Entre el Jerez de 'postal' de Asunción, Consistorio o Plateros y el 'terrorífico' de casas desconchadas y puntales media una linea imaginaria a la altura de Juana de Dios Lacoste. Aquí, en el número 11, visitamos a Carmen y Eloy.
Una parejita se besa en la calle Juana de Dios Lacoste. A espaldas del menudo monumento dedicado a sor Ángela de la Cruz, parecen huir de la mirada severa de la santa sevillana. A su derecha, un solar lleno de jaramagos, propiedad de una de esas inmobiliarias que pensó que se haría de oro en los tiempos en los que se había anunciado el apetecible proyecto de la Ciudad del Flamenco. Orondos gatos descansan al sol, despatarrados entre el salvaje vergel, a la espera de que un día más un ciudadano anónimo les deje algo de comida en lo alto del muro que da a la estrecha vía de casas semiderruidas. Porque es aquí, a escasos cien metros de la monumental basílica del Carmen, donde intramuros comienza a mostrar su peor cara en lo que es una especie de frontera entre el Jerez ‘bonito’, de plazas cuidadas y vida en la calle, con ese otro más oscuro, de desconchones, puntales y esquinas con olor a orín. Por eso, a Carmen y a Eloy sus amistades les dijeron hace veinte años que estaban “locos” por dejar su piso de La Unión y establecerse en el centro, en una casa que además era una “ruina”.
Carmen Gallego y Eloy Andujar viven en el número 11 de este recoleto rincón de Jerez. La primera, aun nacida jerezana, se siente cubana ya que vivió su infancia y adolescencia en la isla caribeña debido al trabajo de su padre. Eloy, por su parte, nació en Granada, pero ya lleva décadas establecido en nuestra ciudad. El matrimonio, a finales de los años 90 del pasado siglo, estaba decidido a trasladarse a intramuros. Habían hecho cálculos, y con sus ahorros y con lo que sacarían vendiendo su piso se veían en condiciones de comprar una casa antigua y rehabilitarla. Además Eloy, que por entonces trabajaba en Banesto, estaba al tanto de las casas que el banco tenía en propiedad en el centro, por lo que empezaron a ver varios de esos inmuebles hasta que les convenció el de Juana de Dios Lacoste, uno de finales del siglo XIX que en su momento había pertenecido a los descendientes de Ponce de León, cuyo famoso palacio se encuentra precisamente a tiro de piedra de su casa.

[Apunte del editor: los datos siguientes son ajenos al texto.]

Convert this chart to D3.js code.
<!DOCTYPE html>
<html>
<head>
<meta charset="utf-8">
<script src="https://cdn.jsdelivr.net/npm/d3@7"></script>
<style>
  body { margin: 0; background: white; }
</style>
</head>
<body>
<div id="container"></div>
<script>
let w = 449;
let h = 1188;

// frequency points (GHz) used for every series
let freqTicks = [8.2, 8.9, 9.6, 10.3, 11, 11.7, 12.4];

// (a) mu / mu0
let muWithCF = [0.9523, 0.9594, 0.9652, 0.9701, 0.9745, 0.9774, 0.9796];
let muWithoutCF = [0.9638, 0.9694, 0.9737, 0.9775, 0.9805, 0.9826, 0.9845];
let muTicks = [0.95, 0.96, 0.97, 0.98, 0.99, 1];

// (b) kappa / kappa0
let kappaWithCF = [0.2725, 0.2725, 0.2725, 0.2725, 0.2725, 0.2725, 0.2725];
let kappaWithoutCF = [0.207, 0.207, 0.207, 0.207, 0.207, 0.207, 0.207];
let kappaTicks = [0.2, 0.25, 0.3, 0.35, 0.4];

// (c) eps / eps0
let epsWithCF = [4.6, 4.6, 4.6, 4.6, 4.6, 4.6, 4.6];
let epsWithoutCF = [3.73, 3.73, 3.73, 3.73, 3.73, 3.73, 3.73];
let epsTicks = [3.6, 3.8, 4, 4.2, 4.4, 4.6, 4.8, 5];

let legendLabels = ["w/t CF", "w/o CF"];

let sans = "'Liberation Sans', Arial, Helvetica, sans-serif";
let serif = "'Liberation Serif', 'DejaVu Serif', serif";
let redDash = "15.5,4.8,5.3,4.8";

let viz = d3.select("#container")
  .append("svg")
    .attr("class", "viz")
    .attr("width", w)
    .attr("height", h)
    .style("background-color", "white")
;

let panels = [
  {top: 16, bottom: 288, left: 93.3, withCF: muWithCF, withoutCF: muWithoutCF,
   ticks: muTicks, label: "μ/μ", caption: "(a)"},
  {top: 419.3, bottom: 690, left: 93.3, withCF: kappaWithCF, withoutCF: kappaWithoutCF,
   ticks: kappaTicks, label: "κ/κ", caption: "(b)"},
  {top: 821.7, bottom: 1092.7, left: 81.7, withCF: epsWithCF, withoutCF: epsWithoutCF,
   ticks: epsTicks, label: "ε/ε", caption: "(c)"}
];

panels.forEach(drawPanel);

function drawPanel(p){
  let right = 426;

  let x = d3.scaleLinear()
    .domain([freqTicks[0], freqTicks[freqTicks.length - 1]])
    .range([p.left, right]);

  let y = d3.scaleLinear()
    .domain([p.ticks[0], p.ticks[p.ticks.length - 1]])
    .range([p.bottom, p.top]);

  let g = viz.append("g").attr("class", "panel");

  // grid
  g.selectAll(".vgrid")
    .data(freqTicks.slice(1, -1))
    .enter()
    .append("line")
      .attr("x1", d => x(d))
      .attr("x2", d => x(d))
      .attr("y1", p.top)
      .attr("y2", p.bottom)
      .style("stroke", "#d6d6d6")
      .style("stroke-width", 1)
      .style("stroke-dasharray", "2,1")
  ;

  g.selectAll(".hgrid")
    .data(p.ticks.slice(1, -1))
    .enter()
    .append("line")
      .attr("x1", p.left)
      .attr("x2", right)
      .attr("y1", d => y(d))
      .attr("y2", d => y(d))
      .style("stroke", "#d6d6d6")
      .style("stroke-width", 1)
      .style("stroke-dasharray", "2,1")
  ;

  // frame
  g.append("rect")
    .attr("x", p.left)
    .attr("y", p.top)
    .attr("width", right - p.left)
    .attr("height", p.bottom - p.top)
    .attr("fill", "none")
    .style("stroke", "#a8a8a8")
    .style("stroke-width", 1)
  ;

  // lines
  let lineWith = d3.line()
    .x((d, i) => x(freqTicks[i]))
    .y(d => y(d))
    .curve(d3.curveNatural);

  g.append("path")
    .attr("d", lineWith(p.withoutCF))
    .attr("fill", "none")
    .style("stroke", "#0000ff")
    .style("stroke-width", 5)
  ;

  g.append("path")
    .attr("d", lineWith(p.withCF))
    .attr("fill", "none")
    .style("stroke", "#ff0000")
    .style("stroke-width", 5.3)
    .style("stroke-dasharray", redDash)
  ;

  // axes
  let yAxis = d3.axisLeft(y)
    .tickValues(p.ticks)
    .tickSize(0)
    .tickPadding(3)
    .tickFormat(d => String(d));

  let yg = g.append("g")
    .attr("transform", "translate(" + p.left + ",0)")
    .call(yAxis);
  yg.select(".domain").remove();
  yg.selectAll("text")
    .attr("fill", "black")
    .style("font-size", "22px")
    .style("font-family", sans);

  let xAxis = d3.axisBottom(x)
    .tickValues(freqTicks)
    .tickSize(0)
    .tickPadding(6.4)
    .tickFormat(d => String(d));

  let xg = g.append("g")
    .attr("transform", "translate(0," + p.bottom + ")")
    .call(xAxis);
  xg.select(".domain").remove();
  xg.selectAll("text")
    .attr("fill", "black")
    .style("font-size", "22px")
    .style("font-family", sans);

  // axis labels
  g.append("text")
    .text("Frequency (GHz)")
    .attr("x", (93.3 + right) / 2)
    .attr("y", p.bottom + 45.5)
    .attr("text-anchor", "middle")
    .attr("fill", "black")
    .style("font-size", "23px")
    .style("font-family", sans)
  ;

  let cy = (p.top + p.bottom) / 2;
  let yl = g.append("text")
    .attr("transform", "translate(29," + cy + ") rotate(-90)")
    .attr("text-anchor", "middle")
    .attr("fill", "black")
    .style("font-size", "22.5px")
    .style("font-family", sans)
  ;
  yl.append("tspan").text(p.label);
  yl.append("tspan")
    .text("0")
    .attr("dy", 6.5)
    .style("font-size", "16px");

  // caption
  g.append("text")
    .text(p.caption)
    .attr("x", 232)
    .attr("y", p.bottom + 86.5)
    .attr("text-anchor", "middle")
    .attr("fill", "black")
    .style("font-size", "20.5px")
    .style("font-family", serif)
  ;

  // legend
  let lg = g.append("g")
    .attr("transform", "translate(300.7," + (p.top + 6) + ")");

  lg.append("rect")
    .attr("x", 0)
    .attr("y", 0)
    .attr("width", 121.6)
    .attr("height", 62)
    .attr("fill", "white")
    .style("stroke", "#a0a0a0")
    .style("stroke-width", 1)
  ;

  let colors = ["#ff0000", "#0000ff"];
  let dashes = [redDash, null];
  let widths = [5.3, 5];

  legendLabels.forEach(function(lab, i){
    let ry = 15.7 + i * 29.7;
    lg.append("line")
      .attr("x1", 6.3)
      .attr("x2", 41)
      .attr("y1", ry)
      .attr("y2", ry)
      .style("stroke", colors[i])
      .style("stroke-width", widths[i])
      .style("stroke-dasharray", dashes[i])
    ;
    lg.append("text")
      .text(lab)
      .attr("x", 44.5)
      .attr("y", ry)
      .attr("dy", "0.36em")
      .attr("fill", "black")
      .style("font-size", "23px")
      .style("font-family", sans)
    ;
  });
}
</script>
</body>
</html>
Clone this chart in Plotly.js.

La pareja adquirió la que hoy es su vivienda en 1998, una época, aseguran, en la que aún era posible comprar “relativamente barato en el centro” ya que todavía no se había anunciado la Ciudad del Flamenco, que encareció el suelo en todo esta área gracias a los especuladores y a las grandes inmobiliarias que adquirieron hasta 50 casas para su reforma y transformación en apartamentos. Sin embargo, no fue hasta un 11 de septiembre de 2002, un año después del terrible atentado a las Torres Gemelas de Nueva York, cuando Carmen y Eloy se establecieron en su hogar. Atrás quedaba un largo año de reformas, con la visita constante de los arqueólogos municipales al ser la suya una casa catalogada y un disgusto, el de comprobar cómo okupas habían accedido al inmueble y destrozado unos armarios de una gran belleza que habían permanecido intactos pero que acabaron sirviendo de leña para hacer fuego, o unos sanitarios antiguos que habían decidido mantener y que también acabaron destruidos.
La casa, encantadora, se le hace pequeña a Carmen, que reconoce que si por ella fuera hoy habría apostado por una todavía mayor, y añade una anécdota que conoció al poco de establecerse allí, como fue la muerte, en la misma puerta de la vivienda, de uno de sus antiguos propietarios, un ceramista que en tiempos de la Guerra Civil fue sacado a la fuerza y ajusticiado de un disparo. “Todas las casas de cierta edad tienen sus muertos y sus malos momentos”, añade Eloy para quitarle hierro al asunto, aunque de todas maneras reconocen que no se moverían del centro “por nada del mundo”. La comodidad de tenerlo “todo a mano” y de no tener que usar apenas el coche son dos de los grandes puntos positivos de su emplazamiento. Por el lado contrario, lamentan, como no, el pésimo estado de las viviendas de los alrededores, el solar abandonado que tienen justo al lado o la cercanía del comedor del Salvador, que si bien reconocen la gran labor que desarrolla entre los más necesitados, piensan que “quizás se debería trasladar a otro sitio”.